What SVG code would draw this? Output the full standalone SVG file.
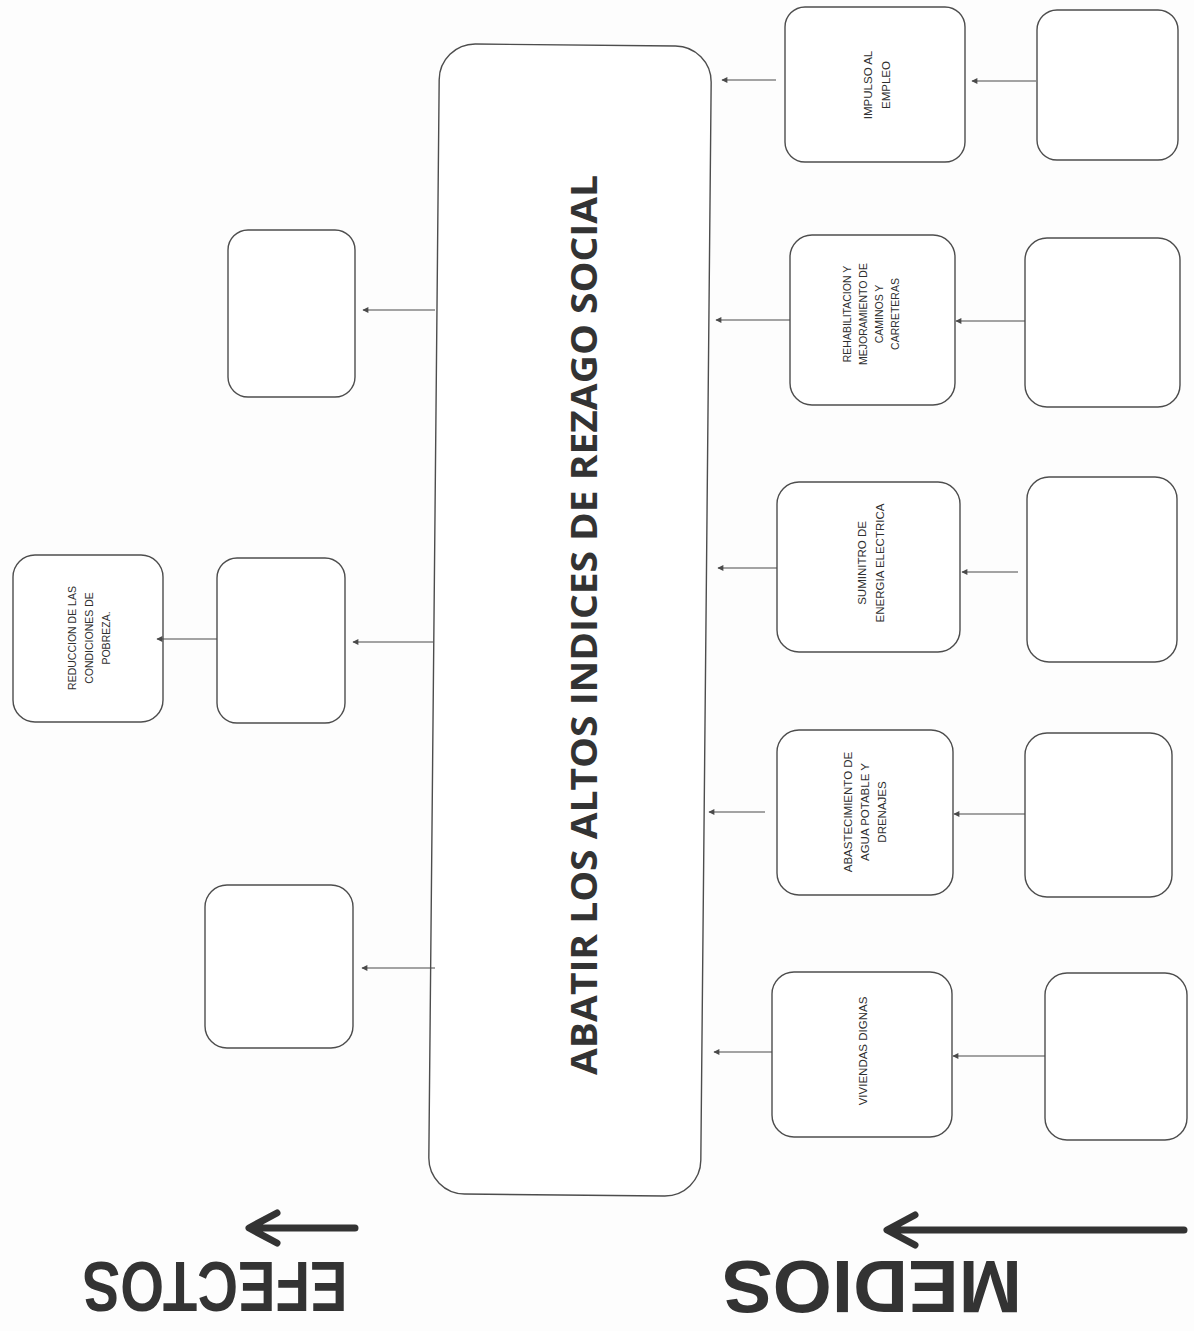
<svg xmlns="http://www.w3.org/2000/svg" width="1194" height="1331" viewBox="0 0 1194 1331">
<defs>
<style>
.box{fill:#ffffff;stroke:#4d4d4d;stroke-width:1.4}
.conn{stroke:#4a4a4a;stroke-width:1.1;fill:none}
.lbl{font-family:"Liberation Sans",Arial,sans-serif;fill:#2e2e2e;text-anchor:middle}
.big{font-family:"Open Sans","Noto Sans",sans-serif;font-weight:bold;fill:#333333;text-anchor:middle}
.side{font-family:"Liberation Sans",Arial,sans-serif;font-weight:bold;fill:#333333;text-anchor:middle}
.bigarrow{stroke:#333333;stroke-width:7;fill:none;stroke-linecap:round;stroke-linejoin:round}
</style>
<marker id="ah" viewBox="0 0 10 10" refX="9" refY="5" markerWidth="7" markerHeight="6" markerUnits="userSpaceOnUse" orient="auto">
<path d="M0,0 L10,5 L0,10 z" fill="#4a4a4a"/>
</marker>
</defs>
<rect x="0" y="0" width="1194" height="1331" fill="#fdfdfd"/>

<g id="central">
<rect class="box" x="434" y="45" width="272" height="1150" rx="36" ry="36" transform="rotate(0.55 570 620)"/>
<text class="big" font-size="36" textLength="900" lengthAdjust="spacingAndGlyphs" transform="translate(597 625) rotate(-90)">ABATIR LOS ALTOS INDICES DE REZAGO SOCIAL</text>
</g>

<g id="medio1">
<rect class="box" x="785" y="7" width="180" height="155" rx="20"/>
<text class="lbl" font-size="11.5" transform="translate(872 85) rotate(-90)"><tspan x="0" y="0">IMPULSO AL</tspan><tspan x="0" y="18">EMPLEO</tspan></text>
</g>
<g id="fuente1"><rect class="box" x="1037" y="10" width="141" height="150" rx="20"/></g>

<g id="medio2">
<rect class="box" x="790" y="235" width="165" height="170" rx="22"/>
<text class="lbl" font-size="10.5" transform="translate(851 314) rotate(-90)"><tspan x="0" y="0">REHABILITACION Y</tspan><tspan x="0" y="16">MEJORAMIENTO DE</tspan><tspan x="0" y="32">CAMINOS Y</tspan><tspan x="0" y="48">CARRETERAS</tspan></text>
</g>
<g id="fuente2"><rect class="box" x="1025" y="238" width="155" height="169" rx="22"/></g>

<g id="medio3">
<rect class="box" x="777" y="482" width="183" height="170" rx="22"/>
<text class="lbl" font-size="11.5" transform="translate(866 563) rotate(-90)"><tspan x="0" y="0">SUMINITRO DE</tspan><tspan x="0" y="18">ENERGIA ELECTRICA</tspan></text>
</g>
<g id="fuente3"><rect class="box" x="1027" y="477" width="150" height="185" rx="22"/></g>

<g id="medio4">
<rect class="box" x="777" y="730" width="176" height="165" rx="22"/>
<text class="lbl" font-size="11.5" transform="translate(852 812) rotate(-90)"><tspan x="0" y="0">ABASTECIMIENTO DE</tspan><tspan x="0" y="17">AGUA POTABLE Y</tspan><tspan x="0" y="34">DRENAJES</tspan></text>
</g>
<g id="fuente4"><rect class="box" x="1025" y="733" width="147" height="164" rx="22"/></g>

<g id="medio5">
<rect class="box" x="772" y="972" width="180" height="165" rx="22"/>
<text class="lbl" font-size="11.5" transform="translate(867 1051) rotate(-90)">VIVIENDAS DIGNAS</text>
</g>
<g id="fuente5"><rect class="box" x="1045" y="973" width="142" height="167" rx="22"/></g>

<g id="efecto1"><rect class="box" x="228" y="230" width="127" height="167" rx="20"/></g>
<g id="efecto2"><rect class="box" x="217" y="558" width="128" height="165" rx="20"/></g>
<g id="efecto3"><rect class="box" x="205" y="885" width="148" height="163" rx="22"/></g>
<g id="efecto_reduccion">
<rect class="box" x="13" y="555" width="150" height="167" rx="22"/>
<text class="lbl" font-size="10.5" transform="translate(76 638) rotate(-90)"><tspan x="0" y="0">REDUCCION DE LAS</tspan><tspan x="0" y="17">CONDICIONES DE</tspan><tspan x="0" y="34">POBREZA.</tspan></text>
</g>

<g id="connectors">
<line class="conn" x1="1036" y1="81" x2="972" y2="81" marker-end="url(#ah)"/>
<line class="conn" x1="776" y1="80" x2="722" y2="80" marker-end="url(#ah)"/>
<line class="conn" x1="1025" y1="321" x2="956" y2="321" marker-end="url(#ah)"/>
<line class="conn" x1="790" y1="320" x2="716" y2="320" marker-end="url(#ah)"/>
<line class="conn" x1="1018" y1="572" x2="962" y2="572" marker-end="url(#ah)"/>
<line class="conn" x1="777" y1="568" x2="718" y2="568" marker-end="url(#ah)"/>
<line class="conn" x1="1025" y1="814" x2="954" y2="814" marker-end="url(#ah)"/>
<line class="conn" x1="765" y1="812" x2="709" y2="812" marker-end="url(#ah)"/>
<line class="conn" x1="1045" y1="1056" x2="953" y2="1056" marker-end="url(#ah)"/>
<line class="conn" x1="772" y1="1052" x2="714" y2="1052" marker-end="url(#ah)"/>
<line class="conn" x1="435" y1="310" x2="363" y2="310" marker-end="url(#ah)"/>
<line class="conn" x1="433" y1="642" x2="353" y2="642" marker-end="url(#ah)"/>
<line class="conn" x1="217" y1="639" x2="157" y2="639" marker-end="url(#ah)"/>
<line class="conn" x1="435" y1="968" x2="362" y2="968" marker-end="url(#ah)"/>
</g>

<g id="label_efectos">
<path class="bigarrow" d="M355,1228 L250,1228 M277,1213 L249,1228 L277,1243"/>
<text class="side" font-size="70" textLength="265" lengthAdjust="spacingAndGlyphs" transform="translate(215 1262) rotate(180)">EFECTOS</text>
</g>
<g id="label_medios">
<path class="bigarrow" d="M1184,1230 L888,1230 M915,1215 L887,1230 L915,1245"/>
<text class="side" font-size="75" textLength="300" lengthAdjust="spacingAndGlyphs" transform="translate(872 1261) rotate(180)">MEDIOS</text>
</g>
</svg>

» Task instructions
Repeat the listing in full and exactly. Do not include any images.

» Task result
What SVG code would draw this? Output the full standalone SVG file.
<svg xmlns="http://www.w3.org/2000/svg" width="1194" height="1331" viewBox="0 0 1194 1331">
<defs>
<style>
.box{fill:#ffffff;stroke:#4d4d4d;stroke-width:1.4}
.conn{stroke:#4a4a4a;stroke-width:1.1;fill:none}
.lbl{font-family:"Liberation Sans",Arial,sans-serif;fill:#2e2e2e;text-anchor:middle}
.big{font-family:"Open Sans","Noto Sans",sans-serif;font-weight:bold;fill:#333333;text-anchor:middle}
.side{font-family:"Liberation Sans",Arial,sans-serif;font-weight:bold;fill:#333333;text-anchor:middle}
.bigarrow{stroke:#333333;stroke-width:7;fill:none;stroke-linecap:round;stroke-linejoin:round}
</style>
<marker id="ah" viewBox="0 0 10 10" refX="9" refY="5" markerWidth="7" markerHeight="6" markerUnits="userSpaceOnUse" orient="auto">
<path d="M0,0 L10,5 L0,10 z" fill="#4a4a4a"/>
</marker>
</defs>
<rect x="0" y="0" width="1194" height="1331" fill="#fdfdfd"/>

<g id="central">
<rect class="box" x="434" y="45" width="272" height="1150" rx="36" ry="36" transform="rotate(0.55 570 620)"/>
<text class="big" font-size="36" textLength="900" lengthAdjust="spacingAndGlyphs" transform="translate(597 625) rotate(-90)">ABATIR LOS ALTOS INDICES DE REZAGO SOCIAL</text>
</g>

<g id="medio1">
<rect class="box" x="785" y="7" width="180" height="155" rx="20"/>
<text class="lbl" font-size="11.5" transform="translate(872 85) rotate(-90)"><tspan x="0" y="0">IMPULSO AL</tspan><tspan x="0" y="18">EMPLEO</tspan></text>
</g>
<g id="fuente1"><rect class="box" x="1037" y="10" width="141" height="150" rx="20"/></g>

<g id="medio2">
<rect class="box" x="790" y="235" width="165" height="170" rx="22"/>
<text class="lbl" font-size="10.5" transform="translate(851 314) rotate(-90)"><tspan x="0" y="0">REHABILITACION Y</tspan><tspan x="0" y="16">MEJORAMIENTO DE</tspan><tspan x="0" y="32">CAMINOS Y</tspan><tspan x="0" y="48">CARRETERAS</tspan></text>
</g>
<g id="fuente2"><rect class="box" x="1025" y="238" width="155" height="169" rx="22"/></g>

<g id="medio3">
<rect class="box" x="777" y="482" width="183" height="170" rx="22"/>
<text class="lbl" font-size="11.5" transform="translate(866 563) rotate(-90)"><tspan x="0" y="0">SUMINITRO DE</tspan><tspan x="0" y="18">ENERGIA ELECTRICA</tspan></text>
</g>
<g id="fuente3"><rect class="box" x="1027" y="477" width="150" height="185" rx="22"/></g>

<g id="medio4">
<rect class="box" x="777" y="730" width="176" height="165" rx="22"/>
<text class="lbl" font-size="11.5" transform="translate(852 812) rotate(-90)"><tspan x="0" y="0">ABASTECIMIENTO DE</tspan><tspan x="0" y="17">AGUA POTABLE Y</tspan><tspan x="0" y="34">DRENAJES</tspan></text>
</g>
<g id="fuente4"><rect class="box" x="1025" y="733" width="147" height="164" rx="22"/></g>

<g id="medio5">
<rect class="box" x="772" y="972" width="180" height="165" rx="22"/>
<text class="lbl" font-size="11.5" transform="translate(867 1051) rotate(-90)">VIVIENDAS DIGNAS</text>
</g>
<g id="fuente5"><rect class="box" x="1045" y="973" width="142" height="167" rx="22"/></g>

<g id="efecto1"><rect class="box" x="228" y="230" width="127" height="167" rx="20"/></g>
<g id="efecto2"><rect class="box" x="217" y="558" width="128" height="165" rx="20"/></g>
<g id="efecto3"><rect class="box" x="205" y="885" width="148" height="163" rx="22"/></g>
<g id="efecto_reduccion">
<rect class="box" x="13" y="555" width="150" height="167" rx="22"/>
<text class="lbl" font-size="10.5" transform="translate(76 638) rotate(-90)"><tspan x="0" y="0">REDUCCION DE LAS</tspan><tspan x="0" y="17">CONDICIONES DE</tspan><tspan x="0" y="34">POBREZA.</tspan></text>
</g>

<g id="connectors">
<line class="conn" x1="1036" y1="81" x2="972" y2="81" marker-end="url(#ah)"/>
<line class="conn" x1="776" y1="80" x2="722" y2="80" marker-end="url(#ah)"/>
<line class="conn" x1="1025" y1="321" x2="956" y2="321" marker-end="url(#ah)"/>
<line class="conn" x1="790" y1="320" x2="716" y2="320" marker-end="url(#ah)"/>
<line class="conn" x1="1018" y1="572" x2="962" y2="572" marker-end="url(#ah)"/>
<line class="conn" x1="777" y1="568" x2="718" y2="568" marker-end="url(#ah)"/>
<line class="conn" x1="1025" y1="814" x2="954" y2="814" marker-end="url(#ah)"/>
<line class="conn" x1="765" y1="812" x2="709" y2="812" marker-end="url(#ah)"/>
<line class="conn" x1="1045" y1="1056" x2="953" y2="1056" marker-end="url(#ah)"/>
<line class="conn" x1="772" y1="1052" x2="714" y2="1052" marker-end="url(#ah)"/>
<line class="conn" x1="435" y1="310" x2="363" y2="310" marker-end="url(#ah)"/>
<line class="conn" x1="433" y1="642" x2="353" y2="642" marker-end="url(#ah)"/>
<line class="conn" x1="217" y1="639" x2="157" y2="639" marker-end="url(#ah)"/>
<line class="conn" x1="435" y1="968" x2="362" y2="968" marker-end="url(#ah)"/>
</g>

<g id="label_efectos">
<path class="bigarrow" d="M355,1228 L250,1228 M277,1213 L249,1228 L277,1243"/>
<text class="side" font-size="70" textLength="265" lengthAdjust="spacingAndGlyphs" transform="translate(215 1262) rotate(180)">EFECTOS</text>
</g>
<g id="label_medios">
<path class="bigarrow" d="M1184,1230 L888,1230 M915,1215 L887,1230 L915,1245"/>
<text class="side" font-size="75" textLength="300" lengthAdjust="spacingAndGlyphs" transform="translate(872 1261) rotate(180)">MEDIOS</text>
</g>
</svg>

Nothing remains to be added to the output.